David Winton Bell Gallery
Brown University, Rhode Island
May 9, 2015 – July 5, 2015
From baby blankets and baby bottles to souped-up tricycles and baseballs, the work included in Dave Cole: American Lullaby summons images of an idyllic American childhood—at first glance. Fiberglass Teddy Bear (2004), an enormous stuffed pink bear visible through the windows of List Art Building, appears like a charmingly silly commemoration of youthful innocence. What, after all, is more emblematic of uncorrupted childhood than a teddy bear? Likewise, Baby Blanket (2002), a white swaddling cloth encased in a glass vitrine, sits like a perfectly preserved relic. However, close inspection of either of these objects quickly reveals how monstrous they actually are.
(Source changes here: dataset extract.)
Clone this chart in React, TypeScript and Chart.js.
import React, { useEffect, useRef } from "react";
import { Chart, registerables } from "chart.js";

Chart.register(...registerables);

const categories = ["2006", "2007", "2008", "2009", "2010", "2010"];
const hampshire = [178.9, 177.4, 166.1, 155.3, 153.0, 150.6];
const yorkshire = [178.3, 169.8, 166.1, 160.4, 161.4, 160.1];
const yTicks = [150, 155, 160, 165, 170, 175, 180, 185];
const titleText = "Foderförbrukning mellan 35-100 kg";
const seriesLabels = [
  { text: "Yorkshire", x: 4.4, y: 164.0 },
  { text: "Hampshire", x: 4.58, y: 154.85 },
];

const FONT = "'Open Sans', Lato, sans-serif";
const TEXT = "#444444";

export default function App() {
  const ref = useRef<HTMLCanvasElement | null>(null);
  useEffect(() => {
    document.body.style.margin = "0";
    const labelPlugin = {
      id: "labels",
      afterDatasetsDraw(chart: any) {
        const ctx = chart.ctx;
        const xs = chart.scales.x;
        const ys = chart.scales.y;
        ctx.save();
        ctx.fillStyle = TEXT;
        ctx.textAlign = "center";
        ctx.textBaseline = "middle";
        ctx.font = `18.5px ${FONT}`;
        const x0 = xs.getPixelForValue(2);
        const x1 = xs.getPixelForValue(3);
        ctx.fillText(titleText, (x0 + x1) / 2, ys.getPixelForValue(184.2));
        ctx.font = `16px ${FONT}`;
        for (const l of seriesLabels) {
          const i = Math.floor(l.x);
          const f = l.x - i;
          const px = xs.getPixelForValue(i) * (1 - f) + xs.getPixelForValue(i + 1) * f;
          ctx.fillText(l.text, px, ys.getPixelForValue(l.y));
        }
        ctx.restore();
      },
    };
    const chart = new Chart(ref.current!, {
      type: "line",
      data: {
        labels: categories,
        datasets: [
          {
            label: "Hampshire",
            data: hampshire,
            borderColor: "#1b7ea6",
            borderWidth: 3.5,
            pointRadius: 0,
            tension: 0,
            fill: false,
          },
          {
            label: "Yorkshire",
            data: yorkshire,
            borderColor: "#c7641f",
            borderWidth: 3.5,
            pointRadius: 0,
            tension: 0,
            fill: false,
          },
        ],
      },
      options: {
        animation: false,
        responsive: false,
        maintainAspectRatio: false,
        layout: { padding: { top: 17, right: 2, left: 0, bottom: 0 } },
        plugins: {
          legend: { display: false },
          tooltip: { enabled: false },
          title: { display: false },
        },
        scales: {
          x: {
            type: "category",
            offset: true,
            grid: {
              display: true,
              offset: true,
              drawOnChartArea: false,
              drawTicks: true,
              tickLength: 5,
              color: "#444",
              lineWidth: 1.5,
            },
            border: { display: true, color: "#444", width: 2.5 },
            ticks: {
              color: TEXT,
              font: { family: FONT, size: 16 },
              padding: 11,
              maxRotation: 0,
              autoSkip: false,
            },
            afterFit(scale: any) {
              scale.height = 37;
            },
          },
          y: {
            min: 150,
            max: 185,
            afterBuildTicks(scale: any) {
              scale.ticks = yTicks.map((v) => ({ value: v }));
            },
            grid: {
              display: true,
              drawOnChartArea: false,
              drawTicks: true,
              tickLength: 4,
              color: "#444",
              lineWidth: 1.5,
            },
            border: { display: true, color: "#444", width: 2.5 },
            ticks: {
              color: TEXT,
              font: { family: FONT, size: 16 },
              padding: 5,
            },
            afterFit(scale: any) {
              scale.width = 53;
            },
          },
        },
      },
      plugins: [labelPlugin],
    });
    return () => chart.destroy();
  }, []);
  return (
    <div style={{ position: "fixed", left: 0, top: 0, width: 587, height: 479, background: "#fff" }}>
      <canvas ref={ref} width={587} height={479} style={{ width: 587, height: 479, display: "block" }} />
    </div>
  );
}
Both are knit from materials laden with tiny shards of glass, making them abhorrent to the touch and dangerous to the lungs: the bear from Owens Corning Fiberglas (typically used for home insulation) and the blanket from Fiberfrax (an industrial porcelain developed to replace asbestos). Throughout his practice, Dave Cole juxtaposes such hazardous materials with the nostalgia of childhood to elucidate tensions between the ideal and the real.
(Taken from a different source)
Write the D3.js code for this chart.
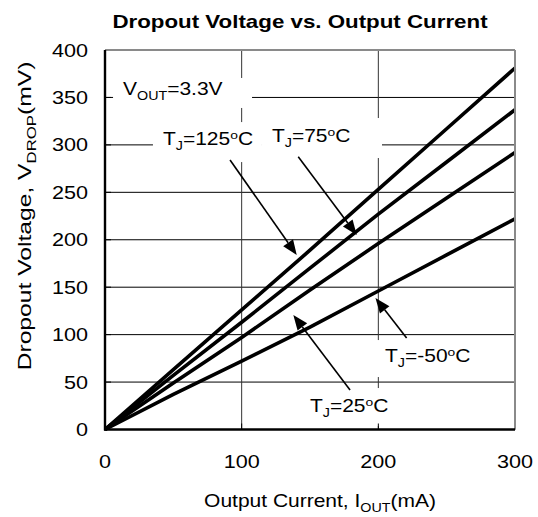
<!DOCTYPE html>
<html>
<head>
<meta charset="utf-8">
<script src="https://cdn.jsdelivr.net/npm/d3@7"></script>
<style>
  html, body { margin: 0; padding: 0; background: #fff; }
  svg { display: block; }
  text { font-family: "Liberation Sans", Arial, sans-serif; fill: #000; }
</style>
</head>
<body>
<svg id="chart" width="538" height="517"></svg>
<script>
// ---- data ----
const currents = [0, 50, 100, 150, 200, 250, 300];           // mA
const vdrop125 = [0, 63, 126, 189, 253, 317, 381];           // mV
const vdrop75  = [0, 57, 113, 170, 227, 282, 337];
const vdrop25  = [0, 49, 97, 147, 196, 244, 292];
const vdropM50 = [0, 37, 72, 108, 146, 184, 222];
const xTicks = [0, 100, 200, 300];
const yTicks = [0, 50, 100, 150, 200, 250, 300, 350, 400];

// annotation labels [x mA, y mV] and arrows [tail, tip] in data units
const labels = [
  { parts: [["V"], ["OUT", "sub"], ["=3.3V"]], at: [13.2, 352.6], box: [-10, 129, -17, 13] },
  { parts: [["T"], ["J", "sub"], ["=125"], ["o", "sup"], ["C"]], at: [42.4, 299.8], box: [-10, 99, -23, 17] },
  { parts: [["T"], ["J", "sub"], ["=75"], ["o", "sup"], ["C"]], at: [122.2, 303], box: [-10, 110, -24, 16] },
  { parts: [["T"], ["J", "sub"], ["=25"], ["o", "sup"], ["C"]], at: [150, 18.4], box: [-10, 85, -24, 14] },
  { parts: [["T"], ["J", "sub"], ["=-50"], ["o", "sup"], ["C"]], at: [204.9, 71.1], box: [-9, 87, -22, 15] }
];
const arrows = [
  [[91.5, 284], [140.3, 183.9]],
  [[141.4, 287.5], [184.2, 205]],
  [[179.3, 41.6], [137.8, 120.7]],
  [[220.7, 96.4], [197.9, 138.6]]
];

const svg = d3.select("#chart");
const x = d3.scaleLinear().domain([0, 300]).range([105, 515]);
const y = d3.scaleLinear().domain([0, 400]).range([429.5, 50]);
const SX = 1.2; // horizontal text stretch

function addText(g, px, py, parts, opt) {
  opt = opt || {};
  const fs = opt.fs || 18;
  const t = g.append("text")
    .attr("transform", `translate(${px},${py}) ${opt.rotate ? "rotate(-90) " : ""}scale(${opt.sx || SX},1)`)
    .attr("font-size", fs)
    .attr("text-anchor", opt.anchor || "start")
    .attr("font-weight", opt.bold ? "bold" : null);
  let shift = 0;
  parts.forEach(p => {
    const s = t.append("tspan").text(p[0]);
    let target = 0;
    if (p[1] === "sub") { s.attr("font-size", fs * 0.68); target = fs * 0.3; }
    else if (p[1] === "sup") { s.attr("font-size", fs * 0.66); target = -fs * 0.33; }
    if (target !== shift) { s.attr("dy", target - shift); shift = target; }
  });
  return t;
}

// gridlines
const grid = svg.append("g").attr("stroke-width", 1);
grid.selectAll("line.h").data(yTicks.filter(d => d > 0 && d < 400)).join("line")
  .attr("x1", x(0)).attr("x2", x(300))
  .attr("y1", d => y(d)).attr("y2", d => y(d)).attr("stroke", "#000");
grid.selectAll("line.v").data(xTicks.filter(d => d > 0 && d < 300)).join("line")
  .attr("x1", d => x(d)).attr("x2", d => x(d))
  .attr("y1", y(0)).attr("y2", y(400)).attr("stroke", "#333");

// white label boxes
svg.append("g").selectAll("rect").data(labels).join("rect")
  .attr("x", d => x(d.at[0]) + d.box[0])
  .attr("y", d => y(d.at[1]) + d.box[2])
  .attr("width", d => d.box[1] - d.box[0])
  .attr("height", d => d.box[3] - d.box[2])
  .attr("fill", "#fff");

// ticks (inner)
const ticks = svg.append("g").attr("stroke", "#000").attr("stroke-width", 1);
ticks.selectAll("line.yt").data(yTicks).join("line")
  .attr("x1", x(0)).attr("x2", x(0) + 6).attr("y1", d => y(d)).attr("y2", d => y(d));
ticks.selectAll("line.xt").data(xTicks).join("line")
  .attr("x1", d => x(d)).attr("x2", d => x(d)).attr("y1", y(0)).attr("y2", y(0) - 6);

// series lines
const series = [vdrop125, vdrop75, vdrop25, vdropM50];
const line = d3.line().x((d, i) => x(currents[i])).y(d => y(d));
svg.append("g").selectAll("path").data(series).join("path")
  .attr("d", d => line(d))
  .attr("fill", "none").attr("stroke", "#000").attr("stroke-width", 3.6)
  .attr("stroke-linejoin", "round");

// frame
svg.append("line").attr("x1", x(0)).attr("x2", x(300)).attr("y1", y(400)).attr("y2", y(400))
  .attr("stroke", "#8a8a8a").attr("stroke-width", 2);
svg.append("line").attr("x1", x(300)).attr("x2", x(300)).attr("y1", y(0)).attr("y2", y(400))
  .attr("stroke", "#8a8a8a").attr("stroke-width", 2);
svg.append("line").attr("x1", x(0)).attr("x2", x(0)).attr("y1", y(0) + 1).attr("y2", y(400))
  .attr("stroke", "#000").attr("stroke-width", 2.4);
svg.append("line").attr("x1", x(0) - 1).attr("x2", x(300)).attr("y1", y(0)).attr("y2", y(0))
  .attr("stroke", "#000").attr("stroke-width", 2.4);

// arrows
const ag = svg.append("g");
arrows.forEach(a => {
  const x1 = x(a[0][0]), y1 = y(a[0][1]), x2 = x(a[1][0]), y2 = y(a[1][1]);
  const ang = Math.atan2(y2 - y1, x2 - x1);
  const L = 15, W = 6;
  const bx = x2 - L * Math.cos(ang), by = y2 - L * Math.sin(ang);
  ag.append("line").attr("x1", x1).attr("y1", y1).attr("x2", bx).attr("y2", by)
    .attr("stroke", "#000").attr("stroke-width", 1.6);
  const px = -Math.sin(ang), py = Math.cos(ang);
  ag.append("path")
    .attr("d", `M${x2},${y2}L${bx + W * px},${by + W * py}L${bx - W * px},${by - W * py}Z`)
    .attr("fill", "#000");
});

// labels
labels.forEach(l => addText(svg, x(l.at[0]), y(l.at[1]), l.parts, { fs: 17.5 }));

// tick labels
yTicks.forEach(d => addText(svg, 88, y(d) + 6.5, [[String(d)]], { anchor: "end", fs: 18 }));
xTicks.forEach(d => addText(svg, x(d), 468, [[String(d)]], { anchor: "middle", fs: 18 }));

// title & axis titles
addText(svg, 300, 28, [["Dropout Voltage vs. Output Current"]], { anchor: "middle", fs: 18, bold: true, sx: 1.24 });
addText(svg, 320, 507, [["Output Current, I"], ["OUT", "sub"], ["(mA)"]], { anchor: "middle", fs: 17.5 });
addText(svg, 31, 216, [["Dropout Voltage, V"], ["DROP", "sub"], ["(mV)"]], { anchor: "middle", fs: 18, rotate: true, sx: 1.37 });
</script>
</body>
</html>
This exhibition brings together iconic sculptures such as the Fiberglass Teddy Bear and The Music Box (2012), a vintage steamroller that has been retrofitted to play the Star Spangled Banner, alongside smaller works such as Toy Soldier Flag (2006), an American flag made from melted plastic toy soldier; Three Generations (2013), which consists of three models of hand grenades fashioned as baby rattles; and Kevlar Romper (2008), a toddler’s outfit sewn from repurposed Gulf War Kevlar. While many of the objects exhibited here evoke images of play, they are also poignant reminders of how both the military and infrastructure building influence the construction of national identity in the United States. Cole repeatedly returns to the signs and symbols of American military and economic power—from guns and flags to icons of industrialism—using various loaded materials to critically reconstruct their meanings. His work is at once aggressive, patriotic, incisive, and nostalgic. Drawing on the old adage that it takes a village to raise a child, his sculptures suggest we are all complicit in the construction of the symbolic meaning of our national icons.